DutchNews, April 30, 2015
When Jozias van Aartsen, the mayor of The
Hague, unveiled the Munirpad (Munir Path) in a quiet neighbourhood on April 14,
he did more than honour the slain Indonesian human rights defender Munir
Thalib, writes Andreas Harsono of Human Rights Watch.
The naming of the
Munirpad was also an uncomfortable reminder to the Indonesian government of its
failure to bring to justice those who had ordered Munir’s killing on September
7, 2004.
Munir’s widow, Suciwati, told reporters before she left Jakarta to
attend the ceremony: ‘It’s ironic when
the Netherlands recognises [Munir’s] achievement, but Indonesia, his own
country, gives impunity to the perpetrators [of his murder].’
Sceptical
Suciwati has reason to be sceptical about the Indonesian government’s
commitment to fully investigate Munir’s murder. Despite former Indonesian
President Susilo Bambang Yudhoyono’s promise in 2004 that finding Munir’s
killers was ‘the test of our history,’ the government has failed to do so.
There is certainly no shortage of possible suspects. As Indonesia’s best-known
human rights defender, Munir made many powerful enemies among people with
abusive records.
Munir founded the highly effective Commission for Disappeared
Persons and Victims of Violence (Kontras) to campaign against enforced
disappearances. In 2002, Munir established the Jakarta-based human rights
research group Imparsial.
Passion
Underlying all of Munir’s work was a
passionate pursuit of justice in a country whose three decades of authoritarian
rule under Suharto had run roughshod over the rule of law and permitted the
killers of more than 500,000 alleged ‘communists’ in 1965-66 to avoid
prosecution for their heinous crimes.
But that activism ended when Munir died
from arsenic poisoning. The arsenic was allegedly added to his orange juice on
a Garuda Indonesia flight from Jakarta to Amsterdam. An Indonesian police
investigation resulted in the conviction of three Garuda employees.
On December
20, 2005, a Jakarta court sentenced an off-duty Garuda pilot, Pollycarpus
Budihari Priyanto, who had moved Munir from economy to business class, to 14
years in prison for administering the
arsenic. Pollycarpus was released on parole in 2014.
An Indonesian court
subsequently sentenced Indra Setiawan, Garuda’s then chief executive officer,
and Rohanil Aini, Garuda’s then chief secretary, to one year jail terms for
producing falsified documents that let Pollycarpus get on that flight.
Evidence
Despite those convictions, there is troubling evidence that the prosecutions of
those three Garuda staff failed to uncover the full circumstances of Munir’s
killing and that the masterminds remain at large.

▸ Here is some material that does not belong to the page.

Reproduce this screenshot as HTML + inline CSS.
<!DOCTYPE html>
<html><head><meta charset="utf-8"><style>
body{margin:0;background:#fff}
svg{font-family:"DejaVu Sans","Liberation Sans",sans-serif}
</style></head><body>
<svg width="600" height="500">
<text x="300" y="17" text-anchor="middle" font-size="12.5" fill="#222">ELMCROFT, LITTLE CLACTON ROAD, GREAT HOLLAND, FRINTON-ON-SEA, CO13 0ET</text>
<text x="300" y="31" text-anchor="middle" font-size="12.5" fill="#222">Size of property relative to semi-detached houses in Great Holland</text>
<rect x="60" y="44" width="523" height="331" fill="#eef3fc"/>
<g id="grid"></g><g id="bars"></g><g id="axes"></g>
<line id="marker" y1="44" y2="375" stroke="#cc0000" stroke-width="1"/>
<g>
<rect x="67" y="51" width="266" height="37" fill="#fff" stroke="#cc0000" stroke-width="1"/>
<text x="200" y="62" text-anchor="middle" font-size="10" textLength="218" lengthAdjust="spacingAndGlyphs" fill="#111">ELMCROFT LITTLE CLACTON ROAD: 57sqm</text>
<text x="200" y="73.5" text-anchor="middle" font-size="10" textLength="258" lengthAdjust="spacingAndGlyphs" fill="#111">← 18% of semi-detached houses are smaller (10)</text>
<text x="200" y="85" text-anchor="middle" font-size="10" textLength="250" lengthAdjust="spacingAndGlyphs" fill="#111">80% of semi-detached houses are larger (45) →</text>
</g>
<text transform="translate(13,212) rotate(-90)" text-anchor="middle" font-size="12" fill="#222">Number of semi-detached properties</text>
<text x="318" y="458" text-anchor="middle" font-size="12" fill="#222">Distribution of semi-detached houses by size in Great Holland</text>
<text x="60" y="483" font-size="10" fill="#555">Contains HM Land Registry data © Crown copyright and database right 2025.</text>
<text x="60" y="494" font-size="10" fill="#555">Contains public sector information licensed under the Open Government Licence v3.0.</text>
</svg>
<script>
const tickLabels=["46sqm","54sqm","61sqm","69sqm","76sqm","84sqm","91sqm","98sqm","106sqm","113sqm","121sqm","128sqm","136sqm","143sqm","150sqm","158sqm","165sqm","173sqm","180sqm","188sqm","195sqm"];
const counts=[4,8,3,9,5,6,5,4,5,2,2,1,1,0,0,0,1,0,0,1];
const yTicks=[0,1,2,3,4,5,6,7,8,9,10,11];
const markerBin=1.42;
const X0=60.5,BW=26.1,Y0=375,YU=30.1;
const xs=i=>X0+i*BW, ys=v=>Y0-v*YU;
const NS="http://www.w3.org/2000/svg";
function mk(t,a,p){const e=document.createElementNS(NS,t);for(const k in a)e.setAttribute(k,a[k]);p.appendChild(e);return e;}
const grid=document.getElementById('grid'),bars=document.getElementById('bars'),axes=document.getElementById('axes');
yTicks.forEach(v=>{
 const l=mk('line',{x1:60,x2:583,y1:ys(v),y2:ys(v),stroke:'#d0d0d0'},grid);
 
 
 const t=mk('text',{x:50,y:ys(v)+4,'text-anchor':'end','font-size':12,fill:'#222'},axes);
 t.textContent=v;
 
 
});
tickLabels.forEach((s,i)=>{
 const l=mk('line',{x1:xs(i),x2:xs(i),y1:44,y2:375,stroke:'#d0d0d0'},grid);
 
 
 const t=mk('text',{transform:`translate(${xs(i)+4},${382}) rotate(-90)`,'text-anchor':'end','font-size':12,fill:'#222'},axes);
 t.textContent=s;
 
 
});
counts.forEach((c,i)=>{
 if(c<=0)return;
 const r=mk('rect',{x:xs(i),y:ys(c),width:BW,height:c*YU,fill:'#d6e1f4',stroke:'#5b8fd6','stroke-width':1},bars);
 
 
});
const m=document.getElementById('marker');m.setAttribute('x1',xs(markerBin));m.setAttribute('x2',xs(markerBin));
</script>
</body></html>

Sceptics point to the fact
that Pollycarpus was also an agent for the State Intelligence Agency (Badan
Intelijen Negara, or BIN). Despite allegations that linked the order for
Munir’s murder to the agency’s former deputy director, major general Muchdi
Purwopranjono, an Indonesian court cleared him of responsibility in Munir’s
killing in December 2008 due to lack of evidence after trial proceedings dogged
by allegations of witness intimidation.
Activists have alleged that the
government withheld key evidence during the trial, including recorded mobile
phone conversations between Muchdi and Pollycarpus.
Hampered
In September 2009,
Human Rights Watch said that the evidence presented during the Muchdi trial was
compelling, but that the prosecution was hampered by the systematic retraction
of sworn statements to the police and pressure on the South Jakarta court from
Muchdi’s supporters.
Witnesses withdrew statements they had made to the police,
claiming to have forgotten basic facts, or failed to appear in court. Most were
former or current intelligence officers or retired members of the military.

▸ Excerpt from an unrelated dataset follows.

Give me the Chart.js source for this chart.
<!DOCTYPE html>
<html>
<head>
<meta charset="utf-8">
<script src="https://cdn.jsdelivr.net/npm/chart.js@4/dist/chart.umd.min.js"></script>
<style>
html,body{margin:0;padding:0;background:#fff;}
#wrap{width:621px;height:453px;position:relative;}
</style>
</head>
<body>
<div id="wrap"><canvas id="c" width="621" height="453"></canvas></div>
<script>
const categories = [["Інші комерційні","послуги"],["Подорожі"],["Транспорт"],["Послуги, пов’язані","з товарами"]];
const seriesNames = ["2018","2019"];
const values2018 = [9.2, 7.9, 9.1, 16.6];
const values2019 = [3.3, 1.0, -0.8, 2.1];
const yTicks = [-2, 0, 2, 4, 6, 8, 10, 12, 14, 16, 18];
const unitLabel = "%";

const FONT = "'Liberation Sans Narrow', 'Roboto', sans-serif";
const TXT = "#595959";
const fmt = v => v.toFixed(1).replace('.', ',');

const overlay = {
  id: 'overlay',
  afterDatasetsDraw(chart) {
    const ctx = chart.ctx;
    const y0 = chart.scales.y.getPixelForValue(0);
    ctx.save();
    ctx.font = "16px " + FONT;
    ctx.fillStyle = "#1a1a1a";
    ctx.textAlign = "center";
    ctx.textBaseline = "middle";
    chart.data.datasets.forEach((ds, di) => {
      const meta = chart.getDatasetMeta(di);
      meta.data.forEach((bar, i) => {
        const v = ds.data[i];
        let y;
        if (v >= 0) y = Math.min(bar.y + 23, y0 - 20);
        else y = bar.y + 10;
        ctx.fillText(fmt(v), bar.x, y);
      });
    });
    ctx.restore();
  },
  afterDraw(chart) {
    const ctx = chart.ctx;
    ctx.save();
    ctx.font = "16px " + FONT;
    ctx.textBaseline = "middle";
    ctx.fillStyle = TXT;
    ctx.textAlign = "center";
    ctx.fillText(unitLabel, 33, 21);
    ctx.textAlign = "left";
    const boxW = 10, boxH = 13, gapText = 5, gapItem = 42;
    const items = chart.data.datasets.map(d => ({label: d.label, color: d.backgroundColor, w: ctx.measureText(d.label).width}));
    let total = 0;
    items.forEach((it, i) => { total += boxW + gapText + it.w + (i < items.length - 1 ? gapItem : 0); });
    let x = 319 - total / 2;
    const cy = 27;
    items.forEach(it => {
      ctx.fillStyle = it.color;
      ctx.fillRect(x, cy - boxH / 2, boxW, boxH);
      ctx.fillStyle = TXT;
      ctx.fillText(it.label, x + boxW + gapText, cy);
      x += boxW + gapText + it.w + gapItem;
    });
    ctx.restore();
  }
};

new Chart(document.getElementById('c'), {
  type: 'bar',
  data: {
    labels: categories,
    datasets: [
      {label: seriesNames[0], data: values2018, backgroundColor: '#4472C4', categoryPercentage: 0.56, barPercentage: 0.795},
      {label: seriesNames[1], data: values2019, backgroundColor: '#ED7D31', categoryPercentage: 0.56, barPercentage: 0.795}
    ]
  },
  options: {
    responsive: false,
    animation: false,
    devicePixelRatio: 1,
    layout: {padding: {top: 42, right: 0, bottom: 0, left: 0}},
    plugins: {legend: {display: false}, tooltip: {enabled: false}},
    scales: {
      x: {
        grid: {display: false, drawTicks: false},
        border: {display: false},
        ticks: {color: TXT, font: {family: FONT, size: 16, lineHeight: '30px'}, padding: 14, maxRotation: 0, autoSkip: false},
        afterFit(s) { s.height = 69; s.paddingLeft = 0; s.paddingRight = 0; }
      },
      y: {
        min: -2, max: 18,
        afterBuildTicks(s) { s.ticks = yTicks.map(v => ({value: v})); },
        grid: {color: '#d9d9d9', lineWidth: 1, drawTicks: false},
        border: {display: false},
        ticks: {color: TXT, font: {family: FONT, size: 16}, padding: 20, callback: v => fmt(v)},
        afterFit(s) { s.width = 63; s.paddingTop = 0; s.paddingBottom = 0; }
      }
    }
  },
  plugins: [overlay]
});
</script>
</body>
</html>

Indonesia’s President Joko Widodo has an opportunity to correct the failure of
his predecessor, Yudhoyono, to investigate Munir’s killing adequately. The
president could start by ordering the National Police to surrender any evidence
withheld or overlooked during the trials of both Pollycarpus and Muchdi, as
well as investigating allegations of witness intimidation related to the
dismissal of charges against Muchdi in 2008.
If Widodo fails to act, the
Munirpad in The Hague will remain a reminder of the long road to justice for
Indonesia’s murdered rights defender Munir.